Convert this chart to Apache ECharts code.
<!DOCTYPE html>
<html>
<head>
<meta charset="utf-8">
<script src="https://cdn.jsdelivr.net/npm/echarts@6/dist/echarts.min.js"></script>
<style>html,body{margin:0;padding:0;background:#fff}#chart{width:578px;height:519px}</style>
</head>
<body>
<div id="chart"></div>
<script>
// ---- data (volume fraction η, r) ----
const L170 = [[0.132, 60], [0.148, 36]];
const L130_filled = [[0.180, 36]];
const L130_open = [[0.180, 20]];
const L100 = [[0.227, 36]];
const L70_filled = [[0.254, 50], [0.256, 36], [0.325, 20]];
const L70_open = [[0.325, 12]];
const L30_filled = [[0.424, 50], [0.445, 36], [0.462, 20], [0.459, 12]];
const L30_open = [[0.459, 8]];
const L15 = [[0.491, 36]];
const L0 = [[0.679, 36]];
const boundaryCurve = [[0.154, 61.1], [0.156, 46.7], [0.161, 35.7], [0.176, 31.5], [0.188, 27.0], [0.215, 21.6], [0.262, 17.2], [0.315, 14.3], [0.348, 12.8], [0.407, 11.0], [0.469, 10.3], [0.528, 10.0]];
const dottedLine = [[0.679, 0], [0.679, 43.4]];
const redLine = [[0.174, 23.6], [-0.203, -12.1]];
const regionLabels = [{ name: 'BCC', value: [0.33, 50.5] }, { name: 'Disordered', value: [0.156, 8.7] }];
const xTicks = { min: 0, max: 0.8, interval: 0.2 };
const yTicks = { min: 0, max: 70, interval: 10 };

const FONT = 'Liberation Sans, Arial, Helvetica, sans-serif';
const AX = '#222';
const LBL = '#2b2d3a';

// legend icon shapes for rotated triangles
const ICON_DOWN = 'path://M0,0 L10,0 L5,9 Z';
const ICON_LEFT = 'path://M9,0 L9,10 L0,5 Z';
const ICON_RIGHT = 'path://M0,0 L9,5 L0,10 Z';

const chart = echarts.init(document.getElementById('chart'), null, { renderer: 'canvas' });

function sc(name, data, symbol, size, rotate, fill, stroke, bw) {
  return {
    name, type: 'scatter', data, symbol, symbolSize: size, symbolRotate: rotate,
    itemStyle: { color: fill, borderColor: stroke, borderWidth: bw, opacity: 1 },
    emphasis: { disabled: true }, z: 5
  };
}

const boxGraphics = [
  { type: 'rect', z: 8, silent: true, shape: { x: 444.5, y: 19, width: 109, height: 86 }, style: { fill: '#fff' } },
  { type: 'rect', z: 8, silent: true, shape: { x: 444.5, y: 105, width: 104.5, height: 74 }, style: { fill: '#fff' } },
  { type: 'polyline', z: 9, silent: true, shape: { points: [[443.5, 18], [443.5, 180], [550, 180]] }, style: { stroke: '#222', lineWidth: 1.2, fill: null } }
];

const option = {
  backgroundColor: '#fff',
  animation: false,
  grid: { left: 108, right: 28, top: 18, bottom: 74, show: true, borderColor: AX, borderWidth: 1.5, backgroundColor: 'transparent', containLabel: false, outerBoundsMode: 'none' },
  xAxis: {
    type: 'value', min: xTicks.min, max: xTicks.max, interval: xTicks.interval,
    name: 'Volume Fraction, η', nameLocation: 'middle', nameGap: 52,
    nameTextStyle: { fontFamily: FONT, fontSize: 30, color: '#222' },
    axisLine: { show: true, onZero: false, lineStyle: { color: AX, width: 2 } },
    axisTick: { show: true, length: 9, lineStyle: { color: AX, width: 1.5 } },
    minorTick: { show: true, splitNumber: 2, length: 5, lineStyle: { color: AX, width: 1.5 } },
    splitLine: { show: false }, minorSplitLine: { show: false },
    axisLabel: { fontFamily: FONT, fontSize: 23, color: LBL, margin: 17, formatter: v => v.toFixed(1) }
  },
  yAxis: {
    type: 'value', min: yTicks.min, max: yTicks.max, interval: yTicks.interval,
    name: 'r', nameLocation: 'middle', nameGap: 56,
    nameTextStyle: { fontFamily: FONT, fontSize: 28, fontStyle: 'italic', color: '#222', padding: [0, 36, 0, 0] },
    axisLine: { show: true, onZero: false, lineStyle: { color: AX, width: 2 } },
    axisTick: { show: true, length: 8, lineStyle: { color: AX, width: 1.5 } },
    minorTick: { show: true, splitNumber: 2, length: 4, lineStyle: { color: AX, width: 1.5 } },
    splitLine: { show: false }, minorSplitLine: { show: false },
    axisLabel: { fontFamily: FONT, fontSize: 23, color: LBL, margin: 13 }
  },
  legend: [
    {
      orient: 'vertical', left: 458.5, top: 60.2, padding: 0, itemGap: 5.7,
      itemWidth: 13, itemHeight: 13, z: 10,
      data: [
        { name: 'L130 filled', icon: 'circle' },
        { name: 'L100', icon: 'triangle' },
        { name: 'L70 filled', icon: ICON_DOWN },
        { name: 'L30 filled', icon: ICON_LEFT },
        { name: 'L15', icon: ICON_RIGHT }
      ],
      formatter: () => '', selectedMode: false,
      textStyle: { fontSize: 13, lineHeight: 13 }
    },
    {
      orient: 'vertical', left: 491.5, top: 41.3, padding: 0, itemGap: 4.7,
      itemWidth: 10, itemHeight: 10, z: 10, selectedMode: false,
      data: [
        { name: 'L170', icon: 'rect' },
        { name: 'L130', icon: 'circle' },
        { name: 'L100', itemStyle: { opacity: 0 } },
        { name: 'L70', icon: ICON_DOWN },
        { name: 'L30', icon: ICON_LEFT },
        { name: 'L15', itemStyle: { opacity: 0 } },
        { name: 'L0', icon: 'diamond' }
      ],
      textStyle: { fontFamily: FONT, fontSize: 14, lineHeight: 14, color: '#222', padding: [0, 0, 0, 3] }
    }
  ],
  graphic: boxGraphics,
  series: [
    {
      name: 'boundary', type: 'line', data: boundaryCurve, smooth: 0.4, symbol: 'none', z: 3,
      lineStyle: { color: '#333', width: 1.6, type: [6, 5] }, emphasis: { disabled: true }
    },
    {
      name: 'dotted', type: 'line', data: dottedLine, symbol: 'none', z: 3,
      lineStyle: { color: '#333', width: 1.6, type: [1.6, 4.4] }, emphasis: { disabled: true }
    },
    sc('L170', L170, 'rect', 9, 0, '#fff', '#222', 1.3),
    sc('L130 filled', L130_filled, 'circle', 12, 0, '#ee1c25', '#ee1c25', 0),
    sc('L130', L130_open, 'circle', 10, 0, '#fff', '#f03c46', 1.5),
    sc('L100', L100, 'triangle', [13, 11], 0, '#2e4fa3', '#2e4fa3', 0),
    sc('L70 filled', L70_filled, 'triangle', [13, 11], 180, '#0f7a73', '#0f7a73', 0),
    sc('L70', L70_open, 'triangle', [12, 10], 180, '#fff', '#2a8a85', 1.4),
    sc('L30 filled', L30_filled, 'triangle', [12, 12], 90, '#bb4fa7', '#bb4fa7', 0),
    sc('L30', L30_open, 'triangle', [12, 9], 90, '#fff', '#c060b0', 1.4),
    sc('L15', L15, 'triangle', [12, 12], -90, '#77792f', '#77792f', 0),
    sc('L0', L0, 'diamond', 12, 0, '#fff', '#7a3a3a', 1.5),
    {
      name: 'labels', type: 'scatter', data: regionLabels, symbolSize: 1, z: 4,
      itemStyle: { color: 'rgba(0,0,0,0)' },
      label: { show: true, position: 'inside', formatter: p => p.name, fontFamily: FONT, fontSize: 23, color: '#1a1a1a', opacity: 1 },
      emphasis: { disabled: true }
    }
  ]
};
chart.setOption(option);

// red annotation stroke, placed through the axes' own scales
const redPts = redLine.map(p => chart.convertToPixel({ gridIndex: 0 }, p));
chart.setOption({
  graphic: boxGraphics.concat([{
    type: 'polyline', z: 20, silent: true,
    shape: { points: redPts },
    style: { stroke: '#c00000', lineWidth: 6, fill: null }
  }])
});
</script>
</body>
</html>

...

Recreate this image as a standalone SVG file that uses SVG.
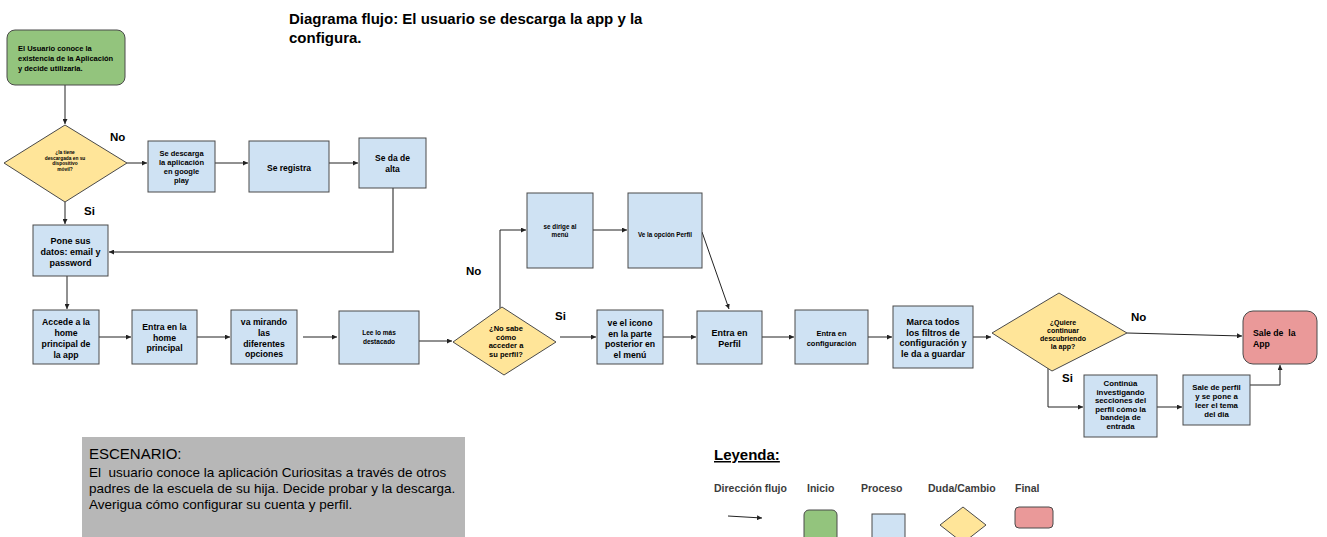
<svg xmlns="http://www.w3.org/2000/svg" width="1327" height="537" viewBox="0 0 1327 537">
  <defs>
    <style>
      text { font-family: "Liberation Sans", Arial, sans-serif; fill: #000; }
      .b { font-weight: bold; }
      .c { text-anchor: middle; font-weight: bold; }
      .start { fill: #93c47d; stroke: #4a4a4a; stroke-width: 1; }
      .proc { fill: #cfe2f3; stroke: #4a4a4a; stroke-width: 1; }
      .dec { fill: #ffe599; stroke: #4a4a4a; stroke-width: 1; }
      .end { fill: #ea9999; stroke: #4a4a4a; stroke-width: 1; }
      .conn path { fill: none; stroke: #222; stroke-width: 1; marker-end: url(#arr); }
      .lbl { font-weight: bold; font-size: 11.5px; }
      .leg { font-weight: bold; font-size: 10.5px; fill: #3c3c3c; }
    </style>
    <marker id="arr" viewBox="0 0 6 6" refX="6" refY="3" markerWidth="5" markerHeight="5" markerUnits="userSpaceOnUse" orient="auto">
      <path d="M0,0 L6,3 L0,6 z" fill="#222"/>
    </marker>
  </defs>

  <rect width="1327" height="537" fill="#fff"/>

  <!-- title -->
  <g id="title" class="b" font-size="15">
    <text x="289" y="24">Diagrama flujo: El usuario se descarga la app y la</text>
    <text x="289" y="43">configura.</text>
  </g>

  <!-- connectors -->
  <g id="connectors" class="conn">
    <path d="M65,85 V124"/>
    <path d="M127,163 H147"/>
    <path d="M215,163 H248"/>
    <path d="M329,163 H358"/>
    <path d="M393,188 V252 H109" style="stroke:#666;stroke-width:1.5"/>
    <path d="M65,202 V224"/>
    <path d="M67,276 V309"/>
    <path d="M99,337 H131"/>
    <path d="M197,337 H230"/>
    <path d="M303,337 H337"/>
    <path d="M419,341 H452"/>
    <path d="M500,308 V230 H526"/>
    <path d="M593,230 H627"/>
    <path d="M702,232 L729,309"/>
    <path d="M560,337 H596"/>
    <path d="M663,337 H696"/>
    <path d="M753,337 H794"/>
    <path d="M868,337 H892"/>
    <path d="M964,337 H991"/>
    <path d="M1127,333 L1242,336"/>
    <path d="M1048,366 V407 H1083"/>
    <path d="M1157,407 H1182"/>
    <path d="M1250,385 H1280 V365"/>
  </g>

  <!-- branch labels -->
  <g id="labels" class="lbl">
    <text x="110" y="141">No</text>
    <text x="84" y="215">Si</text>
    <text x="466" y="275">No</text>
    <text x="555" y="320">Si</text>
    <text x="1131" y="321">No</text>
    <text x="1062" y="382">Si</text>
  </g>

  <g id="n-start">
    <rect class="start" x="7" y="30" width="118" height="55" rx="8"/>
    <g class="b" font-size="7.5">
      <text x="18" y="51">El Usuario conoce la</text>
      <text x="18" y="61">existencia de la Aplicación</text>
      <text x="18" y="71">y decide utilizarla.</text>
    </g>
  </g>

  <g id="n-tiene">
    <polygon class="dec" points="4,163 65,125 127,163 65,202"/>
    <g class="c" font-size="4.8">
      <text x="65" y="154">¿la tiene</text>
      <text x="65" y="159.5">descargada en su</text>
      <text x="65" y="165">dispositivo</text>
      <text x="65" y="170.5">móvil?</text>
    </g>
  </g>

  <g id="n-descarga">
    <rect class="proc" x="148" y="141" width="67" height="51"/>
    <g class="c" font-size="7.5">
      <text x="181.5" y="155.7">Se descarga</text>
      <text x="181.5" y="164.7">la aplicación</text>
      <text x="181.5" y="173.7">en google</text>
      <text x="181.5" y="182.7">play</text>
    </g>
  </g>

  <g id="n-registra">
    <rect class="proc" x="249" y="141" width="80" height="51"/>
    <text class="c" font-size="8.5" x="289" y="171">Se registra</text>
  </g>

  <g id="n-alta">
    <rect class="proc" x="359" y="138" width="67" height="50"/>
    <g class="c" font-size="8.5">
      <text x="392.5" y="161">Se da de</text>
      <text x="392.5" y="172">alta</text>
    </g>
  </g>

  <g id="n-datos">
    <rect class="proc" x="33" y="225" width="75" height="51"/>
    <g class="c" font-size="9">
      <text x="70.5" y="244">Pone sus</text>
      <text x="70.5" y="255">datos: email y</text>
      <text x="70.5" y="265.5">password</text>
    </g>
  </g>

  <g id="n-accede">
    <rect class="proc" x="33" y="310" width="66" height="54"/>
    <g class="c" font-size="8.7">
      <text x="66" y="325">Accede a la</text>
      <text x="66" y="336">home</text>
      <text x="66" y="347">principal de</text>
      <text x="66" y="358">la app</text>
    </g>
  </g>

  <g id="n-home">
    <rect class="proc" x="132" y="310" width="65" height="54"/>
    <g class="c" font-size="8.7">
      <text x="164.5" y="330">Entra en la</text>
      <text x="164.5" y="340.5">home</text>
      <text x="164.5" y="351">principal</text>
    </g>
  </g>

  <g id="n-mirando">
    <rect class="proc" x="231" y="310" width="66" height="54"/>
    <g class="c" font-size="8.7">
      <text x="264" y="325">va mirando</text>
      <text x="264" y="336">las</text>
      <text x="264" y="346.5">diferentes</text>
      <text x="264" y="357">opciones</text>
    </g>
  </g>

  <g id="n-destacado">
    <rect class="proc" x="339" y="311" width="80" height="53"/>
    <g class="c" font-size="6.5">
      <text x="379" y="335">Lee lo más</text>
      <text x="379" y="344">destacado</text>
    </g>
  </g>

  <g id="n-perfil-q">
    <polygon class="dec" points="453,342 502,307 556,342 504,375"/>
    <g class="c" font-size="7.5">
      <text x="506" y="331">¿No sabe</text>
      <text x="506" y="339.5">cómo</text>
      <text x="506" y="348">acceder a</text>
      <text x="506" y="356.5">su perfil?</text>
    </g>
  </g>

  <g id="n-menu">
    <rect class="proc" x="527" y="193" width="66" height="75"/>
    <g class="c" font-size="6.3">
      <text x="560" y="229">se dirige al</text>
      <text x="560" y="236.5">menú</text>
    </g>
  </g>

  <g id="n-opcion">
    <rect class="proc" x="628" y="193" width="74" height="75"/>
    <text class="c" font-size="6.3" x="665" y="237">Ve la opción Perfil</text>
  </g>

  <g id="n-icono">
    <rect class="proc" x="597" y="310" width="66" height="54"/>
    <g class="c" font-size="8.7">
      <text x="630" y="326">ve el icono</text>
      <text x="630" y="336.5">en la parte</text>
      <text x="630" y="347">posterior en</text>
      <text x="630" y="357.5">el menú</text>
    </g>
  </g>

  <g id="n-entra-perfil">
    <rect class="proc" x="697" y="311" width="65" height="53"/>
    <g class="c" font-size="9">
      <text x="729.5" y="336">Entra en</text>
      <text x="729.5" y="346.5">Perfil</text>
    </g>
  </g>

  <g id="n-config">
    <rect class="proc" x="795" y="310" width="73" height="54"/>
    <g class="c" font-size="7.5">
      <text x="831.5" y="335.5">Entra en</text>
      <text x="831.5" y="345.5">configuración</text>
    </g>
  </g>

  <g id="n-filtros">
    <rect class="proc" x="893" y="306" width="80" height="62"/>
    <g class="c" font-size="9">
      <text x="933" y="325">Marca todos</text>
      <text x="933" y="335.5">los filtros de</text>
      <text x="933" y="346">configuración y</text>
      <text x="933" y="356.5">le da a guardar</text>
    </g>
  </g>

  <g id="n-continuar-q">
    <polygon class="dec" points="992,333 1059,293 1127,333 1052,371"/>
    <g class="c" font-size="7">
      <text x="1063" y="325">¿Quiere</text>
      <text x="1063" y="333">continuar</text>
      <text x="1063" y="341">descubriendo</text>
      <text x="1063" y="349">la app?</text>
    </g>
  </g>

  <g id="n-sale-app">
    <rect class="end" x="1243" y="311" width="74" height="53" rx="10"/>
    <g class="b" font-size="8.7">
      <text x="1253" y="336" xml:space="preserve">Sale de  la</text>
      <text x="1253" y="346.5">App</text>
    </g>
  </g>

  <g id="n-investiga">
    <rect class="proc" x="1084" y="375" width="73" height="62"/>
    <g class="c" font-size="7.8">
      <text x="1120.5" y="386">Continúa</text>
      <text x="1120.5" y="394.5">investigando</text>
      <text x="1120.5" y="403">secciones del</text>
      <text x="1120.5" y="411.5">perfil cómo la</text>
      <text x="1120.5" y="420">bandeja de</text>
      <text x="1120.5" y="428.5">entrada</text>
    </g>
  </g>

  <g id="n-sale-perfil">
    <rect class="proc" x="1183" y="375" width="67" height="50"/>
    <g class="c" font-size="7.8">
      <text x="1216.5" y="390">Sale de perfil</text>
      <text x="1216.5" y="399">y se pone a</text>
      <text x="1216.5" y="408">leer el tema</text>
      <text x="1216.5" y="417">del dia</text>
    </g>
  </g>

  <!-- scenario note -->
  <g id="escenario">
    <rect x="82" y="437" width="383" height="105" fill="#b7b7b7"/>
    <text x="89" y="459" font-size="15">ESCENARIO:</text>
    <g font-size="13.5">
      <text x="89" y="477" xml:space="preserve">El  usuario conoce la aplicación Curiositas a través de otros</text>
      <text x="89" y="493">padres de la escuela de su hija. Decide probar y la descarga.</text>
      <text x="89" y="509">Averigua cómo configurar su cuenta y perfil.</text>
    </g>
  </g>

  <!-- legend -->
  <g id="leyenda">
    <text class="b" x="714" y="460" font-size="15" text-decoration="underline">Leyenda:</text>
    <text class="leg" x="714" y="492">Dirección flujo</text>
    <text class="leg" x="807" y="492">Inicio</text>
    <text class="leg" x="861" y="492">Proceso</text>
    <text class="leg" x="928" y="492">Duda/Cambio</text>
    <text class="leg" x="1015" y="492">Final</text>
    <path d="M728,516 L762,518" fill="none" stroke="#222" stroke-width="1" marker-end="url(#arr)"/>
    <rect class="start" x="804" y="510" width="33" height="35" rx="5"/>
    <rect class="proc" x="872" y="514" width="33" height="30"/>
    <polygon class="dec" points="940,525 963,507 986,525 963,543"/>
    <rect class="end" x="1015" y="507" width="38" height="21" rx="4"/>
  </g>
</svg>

Work required => Write out every line of the data that holds the word "this".

Answer in full =>
Convert this chart to Apache ECharts code.
Recreate this image as a standalone SVG file that uses SVG.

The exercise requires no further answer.